There's a ridiculous lack of venture capital going to women of color--and a raft of new initiatives are trying to do something about it.

First, a bit of background: If you've noticed that venture-backed startups seem to be overwhelmingly the province of white and Asian men, you're not alone. Kathryn Finney, the founder of digitalundivided, did more than just notice. She put together a report, called Project Diane, to show just how much venture capital goes to women of color, and the results are bleak: Of 10,284 venture deals funded from 2012 to 2014, just 24 were with startups led by black women. Statistically speaking, that's zero.

"We knew there was a problem," says Finney (also an Inc. columnist). "We just didn't have the data. Now we have the data." And another mission.

Digitalundivided is a nonprofit that helps provide networks, coaching, and access to capital to tech startups led by women of color. Now it's unveiling a few firsts aimed directly at channeling more investment capital to women of color and their companies. On March 13, digitalundivided announced the launch of its BIG Innovation Center, a startup accelerator specifically for women of color.

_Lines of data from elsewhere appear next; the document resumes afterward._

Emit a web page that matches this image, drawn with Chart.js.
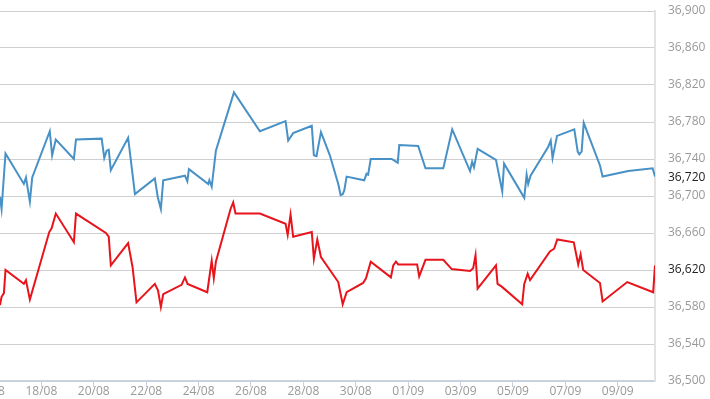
<!DOCTYPE html>
<html>
<head>
<meta charset="utf-8">
<script src="https://cdn.jsdelivr.net/npm/chart.js@4.4.1/dist/chart.umd.min.js"></script>
<style>
  html, body { margin: 0; padding: 0; background: #fff; }
  #wrap { width: 710px; height: 399px; position: relative; }
</style>
</head>
<body>
<div id="wrap"><canvas id="chart"></canvas></div>
<script>
// x values are days counted from 18/08 (0 = 18/08 00:00)
const dateTicks = [-2, 0, 2, 4, 6, 8, 10, 12, 14, 16, 18, 20, 22];
const dateLabels = ['16/08', '18/08', '20/08', '22/08', '24/08', '26/08', '28/08', '30/08', '01/09', '03/09', '05/09', '07/09', '09/09'];

const blueDays = [
    -1.58, -1.52, -1.37, -0.67, -0.59, -0.44, -0.35, 0.32, 0.41, 0.55,
    1.24, 1.32, 2.30, 2.40, 2.49, 2.57, 2.65, 3.31, 3.57, 4.33,
    4.44, 4.56, 4.65, 5.48, 5.57, 5.63, 6.37, 6.41, 6.50, 6.66,
    7.35, 8.34, 9.32, 9.42, 9.61, 10.32, 10.40, 10.50, 10.67, 11.01,
    11.33, 11.42, 11.50, 11.56, 11.65, 12.32, 12.41, 12.47, 12.57, 13.37,
    13.60, 13.66, 14.38, 14.66, 15.34, 15.68, 16.36, 16.44, 16.51, 16.65,
    17.35, 17.59, 17.66, 18.43, 18.52, 18.58, 18.67, 19.34, 19.44, 19.51,
    19.68, 20.34, 20.47, 20.53, 20.62, 20.70, 21.32, 21.42, 22.40, 23.33, 23.42
];
const blueValues = [
    36699, 36686, 36746, 36713, 36720, 36694, 36720, 36770, 36744, 36761,
    36740, 36761, 36762, 36741, 36749, 36750, 36728, 36763, 36702, 36719,
    36699, 36686, 36717, 36722, 36716, 36729, 36713, 36717, 36710, 36749,
    36812, 36770, 36781, 36760, 36768, 36776, 36744, 36743, 36769, 36744,
    36713, 36701, 36702, 36706, 36721, 36717, 36724, 36723, 36740, 36740,
    36736, 36755, 36754, 36730, 36730, 36772, 36727, 36737, 36731, 36751,
    36739, 36705, 36735, 36698, 36723, 36713, 36722, 36753, 36760, 36741,
    36765, 36772, 36748, 36745, 36748, 36779, 36733, 36721, 36727, 36730, 36721
];

const redDays = [
    -1.58, -1.52, -1.43, -1.37, -0.67, -0.59, -0.44, 0.30, 0.39, 0.55,
    1.24, 1.32, 2.46, 2.57, 2.65, 3.31, 3.48, 3.63, 4.33, 4.45,
    4.56, 4.65, 5.35, 5.48, 5.58, 6.33, 6.50, 6.58, 6.66, 7.22,
    7.32, 7.41, 8.34, 9.32, 9.40, 9.51, 9.61, 10.32, 10.40, 10.53,
    10.67, 11.33, 11.50, 11.65, 12.28, 12.39, 12.57, 13.34, 13.43, 13.53,
    13.62, 14.34, 14.42, 14.66, 15.34, 15.66, 16.36, 16.48, 16.57, 16.65,
    17.35, 17.41, 17.57, 18.35, 18.43, 18.56, 18.65, 19.41, 19.57, 19.69,
    20.32, 20.49, 20.58, 20.68, 21.32, 21.42, 22.36, 23.35, 23.42
];
const redValues = [
    36582, 36591, 36595, 36620, 36605, 36609, 36588, 36661, 36665, 36681,
    36650, 36681, 36660, 36656, 36625, 36649, 36623, 36585, 36605, 36598,
    36580, 36594, 36604, 36612, 36605, 36596, 36630, 36611, 36629, 36686,
    36693, 36681, 36681, 36670, 36658, 36680, 36656, 36661, 36632, 36653,
    36634, 36607, 36583, 36596, 36606, 36611, 36629, 36612, 36625, 36629,
    36626, 36626, 36613, 36631, 36631, 36621, 36619, 36622, 36636, 36600,
    36625, 36605, 36602, 36583, 36605, 36616, 36609, 36640, 36643, 36653,
    36650, 36626, 36637, 36620, 36606, 36586, 36607, 36596, 36625
];

// price tags shown on the axis for the latest values
const lastTags = [36720, 36620];

const FONT = "'Open Sans', 'Liberation Sans', Arial, sans-serif";

const toPoints = (xs, ys) => xs.map((x, i) => ({ x, y: ys[i] }));

// Draws the dark "last price" labels over the right axis.
const lastTagPlugin = {
    id: 'lastTags',
    afterDraw(chart) {
        const y = chart.scales.y;
        const ctx = chart.ctx;
        ctx.save();
        ctx.font = '12px ' + FONT;
        ctx.textBaseline = 'middle';
        lastTags.forEach(v => {
            const py = y.getPixelForValue(v);
            ctx.fillStyle = '#fff';
            ctx.fillRect(y.left + 4, py - 8, 50, 16);
            ctx.fillStyle = '#222';
            ctx.fillText(v.toLocaleString('en-US'), y.left + 13, py);
        });
        ctx.restore();
    },
};

new Chart(document.getElementById('chart'), {
    type: 'line',
    data: {
        datasets: [
            {
                data: toPoints(blueDays, blueValues),
                borderColor: '#4791c6',
                borderWidth: 2,
                pointRadius: 0,
                tension: 0,
            },
            {
                data: toPoints(redDays, redValues),
                borderColor: '#e8141b',
                borderWidth: 2,
                pointRadius: 0,
                tension: 0,
            },
        ],
    },
    options: {
        responsive: true,
        maintainAspectRatio: false,
        animation: false,
        layout: { padding: { top: 11, left: 0, right: 0, bottom: 0 } },
        plugins: { legend: { display: false }, tooltip: { enabled: false } },
        scales: {
            x: {
                type: 'linear',
                min: -1.58,
                max: 23.42,
                afterBuildTicks: s => { s.ticks = dateTicks.map(v => ({ value: v })); },
                // fixed height, and no extra side padding for the clipped first label
                afterFit: s => { s.height = 18; s.paddingLeft = 0; s.paddingRight = 0; },
                grid: { drawOnChartArea: false, drawTicks: true, tickLength: 6, tickColor: '#c6d3df' },
                border: { color: '#c6d3df', width: 2 },
                ticks: {
                    autoSkip: false,
                    maxRotation: 0,
                    padding: -3,
                    color: '#999',
                    font: { family: FONT, size: 12 },
                    callback: v => dateLabels[dateTicks.indexOf(v)],
                },
            },
            y: {
                position: 'right',
                min: 36500,
                max: 36900,
                afterFit: s => { s.width = 55; s.paddingTop = 0; s.paddingBottom = 0; },
                grid: { color: '#cfcfcf', lineWidth: 1, drawTicks: false },
                border: { color: '#e2e2e2', width: 2 },
                ticks: {
                    stepSize: 40,
                    padding: 13,
                    color: '#999',
                    font: { family: FONT, size: 12 },
                },
            },
        },
    },
    plugins: [lastTagPlugin],
});
</script>
</body>
</html>
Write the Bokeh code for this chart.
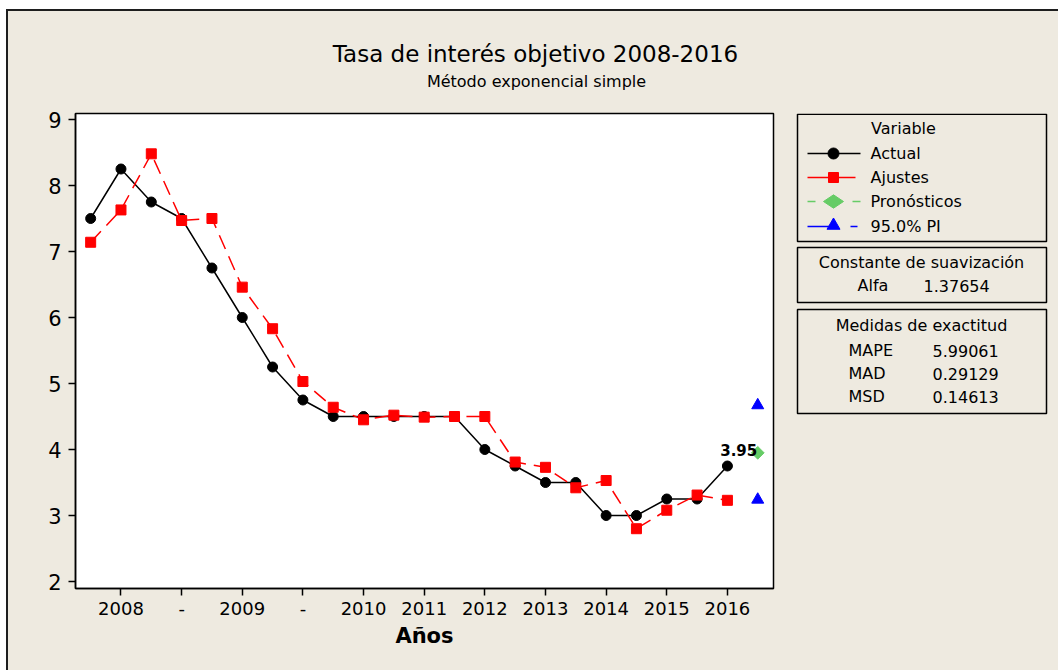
from bokeh.plotting import figure
from bokeh.layouts import column, row
from bokeh.models import Range1d, FixedTicker
from bokeh.core.properties import value
from bokeh.embed import file_html
from bokeh.resources import INLINE

BG = "#EEEAE0"
FONT = "DejaVu Sans"

# ---------------- data ----------------
period = list(range(1, 23))
actual = [7.5, 8.25, 7.75, 7.5, 6.75, 6.0, 5.25, 4.75, 4.5, 4.5, 4.5,
          4.5, 4.5, 4.0, 3.75, 3.5, 3.5, 3.0, 3.0, 3.25, 3.25, 3.75]
fits = [7.14, 7.63, 8.48, 7.47, 7.50, 6.46, 5.83, 5.03, 4.64, 4.45, 4.52,
        4.49, 4.50, 4.50, 3.81, 3.73, 3.42, 3.53, 2.80, 3.08, 3.31, 3.23]
forecast_period = [23]
forecast = [3.95]
pi_period = [23, 23]
pi_bounds = [3.24, 4.67]
tick_positions = [2, 4, 6, 8, 10, 12, 14, 16, 18, 20, 22]
tick_labels = ["2008", "-", "2009", "-", "2010", "2011", "2012", "2013",
               "2014", "2015", "2016"]
y_ticks = [2, 3, 4, 5, 6, 7, 8, 9]
series_names = ["Actual", "Ajustes", "Pronósticos", "95.0% PI"]
alpha_label = "Alfa"
alpha_value = "1.37654"
accuracy_names = ["MAPE", "MAD", "MSD"]
accuracy_values = ["5.99061", "0.29129", "0.14613"]

title_text = "Tasa de interés objetivo 2008-2016"
subtitle_text = "Método exponencial simple"

# ---------------- title strip (page coordinates) ----------------
tfig = figure(width=1050, height=90, x_range=Range1d(8, 1058), y_range=Range1d(101, 11),
              x_axis_type=None, y_axis_type=None, min_border=0,
              output_backend="svg", toolbar_location=None,
              background_fill_color=BG, border_fill_color=BG, outline_line_color=None)
tfig.grid.visible = False
tfig.text(x=[535], y=[53], text=[title_text], text_align="center", text_baseline="middle",
          text_font=value(FONT), text_font_size="23px", text_color="black")
tfig.text(x=[536], y=[81], text=[subtitle_text], text_align="center", text_baseline="middle",
          text_font=value(FONT), text_font_size="16px", text_color="black")

# ---------------- main chart ----------------
MB = dict(min_border_top=12, min_border_bottom=82)
p = figure(width=775, height=569, x_range=Range1d(0.5, 23.52), y_range=Range1d(1.894, 9.091),
           output_backend="svg", toolbar_location=None,
           min_border_left=67, min_border_right=10, **MB,
           background_fill_color="white", border_fill_color=BG,
           outline_line_color="black", outline_line_width=1.5)
p.grid.visible = False

p.line(period, actual, color="black", line_width=1.5)
p.scatter(period, actual, marker="circle", size=10, color="black")
p.line(period, fits, color="red", line_width=1.5, line_dash="15 8")
p.scatter(period, fits, marker="square", size=10, color="red")
p.scatter(forecast_period, forecast, marker="square", angle=0.785398, size=9,
          color="#66CC66")
p.scatter(pi_period, pi_bounds, marker="triangle", size=12, color="blue")
p.text(forecast_period, forecast, text=[f"{v:.2f}" for v in forecast],
       x_offset=-19, y_offset=-3, text_align="center", text_baseline="alphabetic",
       text_font=value(FONT), text_font_style="bold", text_font_size="15px",
       text_color="black")

p.xaxis.ticker = FixedTicker(ticks=tick_positions)
p.xaxis.major_label_overrides = dict(zip(tick_positions, tick_labels))
p.yaxis.ticker = FixedTicker(ticks=y_ticks)
for ax in (p.xaxis, p.yaxis):
    ax.minor_tick_line_color = None
    ax.major_tick_in = 0
    ax.major_tick_out = 7
    ax.major_tick_line_color = "black"
    ax.major_tick_line_width = 1.5
    ax.axis_line_color = "black"
    ax.axis_line_width = 1.5
    ax.major_label_text_font = FONT
    ax.major_label_text_color = "black"
p.xaxis.major_label_text_font_size = "18px"
p.yaxis.major_label_text_font_size = "21px"
p.xaxis.major_label_standoff = 6
p.yaxis.major_label_standoff = 7
p.xaxis.axis_label = "Años"
p.xaxis.axis_label_text_font = FONT
p.xaxis.axis_label_text_font_style = "bold"
p.xaxis.axis_label_text_font_size = "21px"
p.xaxis.axis_label_text_color = "black"
p.xaxis.axis_label_standoff = 6

# ---------------- legend / info panel (page coordinates, frame aligned 113..588) ----
lg = figure(width=275, height=569, x_range=Range1d(783, 1058), y_range=Range1d(588, 113),
            x_axis_type=None, y_axis_type=None, min_border_left=0, min_border_right=0, **MB,
            output_backend="svg", toolbar_location=None,
            background_fill_color=BG, border_fill_color=BG, outline_line_color=None)
lg.grid.visible = False
lg.quad(left=[797, 797, 797], right=[1046, 1046, 1046], top=[113.8, 247, 309],
        bottom=[241, 302, 413], fill_color=None, line_color="black", line_width=1.5)

ly = [153, 177, 201, 226]
lg.line([807, 860], [ly[0], ly[0]], color="black", line_width=1.5)
lg.scatter([833], [ly[0]], marker="circle", size=11, color="black")
lg.line([807, 855], [ly[1], ly[1]], color="red", line_width=1.5)
lg.scatter([833], [ly[1]], marker="square", size=10, color="red")
lg.multi_line([[807, 815], [852, 860]], [[ly[2], ly[2]], [ly[2], ly[2]]],
              color="#66CC66", line_width=1.5)
lg.scatter([833], [ly[2]], marker="diamond", angle=1.570796, size=20, color="#66CC66")
lg.multi_line([[807, 830], [850, 857]], [[ly[3], ly[3]], [ly[3], ly[3]]],
              color="blue", line_width=1.5)
lg.scatter([833], [ly[3] - 1], marker="triangle", size=13, color="blue")

lg.text(x=[903], y=[128], text=["Variable"], text_align="center", text_baseline="middle",
        text_font=value(FONT), text_font_size="16px", text_color="black")
lg.text(x=[870] * 4, y=ly, text=series_names, text_align="left", text_baseline="middle",
        text_font=value(FONT), text_font_size="16px", text_color="black")

lg.text(x=[921], y=[262], text=["Constante de suavización"], text_align="center",
        text_baseline="middle", text_font=value(FONT), text_font_size="16px",
        text_color="black")
lg.text(x=[857, 923], y=[285, 285], text=[alpha_label, alpha_value], text_align="left",
        text_baseline="middle", text_font=value(FONT), text_font_size="16px",
        text_color="black")

lg.text(x=[921], y=[325], text=["Medidas de exactitud"], text_align="center",
        text_baseline="middle", text_font=value(FONT), text_font_size="16px",
        text_color="black")
acc_y = [350, 373, 396]
lg.text(x=[848] * 3, y=acc_y, text=accuracy_names, text_align="left",
        text_baseline="middle", text_font=value(FONT), text_font_size="16px",
        text_color="black")
lg.text(x=[932] * 3, y=acc_y, text=accuracy_values, text_align="left",
        text_baseline="middle", text_font=value(FONT), text_font_size="16px",
        text_color="black")

layout = column(tfig, row(p, lg), margin=(9, 0, 0, 6),
                styles={"border-top": "2px solid #1E1E1E", "border-left": "2px solid #1E1E1E",
                        "background-color": BG})

open("out.html", "w").write(file_html(layout, INLINE))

At about 6,000 square feet, the center will be located in downtown Atlanta, near the historically black colleges and universities of Spellman, Morehouse, and Clark Atlanta. The space is funded by a grant from the U.S. Small Business Administration; digitalundivided expects to announce new partners soon. Entrepreneurs can apply for the first class, which begins this summer, in May. There will be up to 15 slots, and entrepreneurs in any industry are welcome.

Digitalundivided, through a management company run by Gayle Jennings-O'Byrne, is also raising a fund to support these entrepreneurs. Named the Harriet Fund, after Harriet Tubman, the fund may be the first venture fund to invest exclusively in women of color.

"A lot of funds have diversity as part of their marketing and branding," says Jennings-O'Byrne. "But if there are so many people focused on women and diversity and the urban environment, why then have there only been 24 deals done with women of color? With the Harriet Fund, if there are 15 women a year coming through, we'll be upping those numbers with lightning speed."

Jennings-O'Bryne comes to this project after a 17-year career at JPMorgan Chase, during which she served as vice president in a variety of functions: mergers and acquisitions, international government relations, and global philanthropy. She started her career at Sun Microsystems.

The Harriet Fund is currently raising money, so Jennings-O'Bryne can't say all that much about it. She is hoping, though, the fund will be able to attract interest from foundations and endowments that are looking for new ways to make social impacts. "One of my hopes is that we'll be able to bring them into this work," she says, "and they'll be using their resources differently, outside of the traditional grant-making space."

She and Finney are also looking at ways to inspire people who might not consider themselves to be angel investors to get involved. Jennings-O'Bryne is also creating an angelist syndicate, called Harriet Angels, that will invest in women of color. "Now people who don't see themselves as investors understand that they can invest too. That they have the resources to help solve this problem," says Jennings-O'Bryne. "We are really thinking of this as an ecosystem."

That ecosystem may be larger than some would expect. One of the first people to join her syndicate is Matt Mullenweg, the co-founder of WordPress. "He obviously knows tech really well," she says. "For him to stand behind this project is validating."

Jennings-O'Byrne says she'd be pleased if Harriet Angels could invest about $50,000 into each of 15 companies. She won't talk about the eventual size of the Harriet Fund. But, she says, "There is no reason that women with talent and experience and amazing companies should be excluded from the ability to grow those companies." The fund, she says, "just has to happen."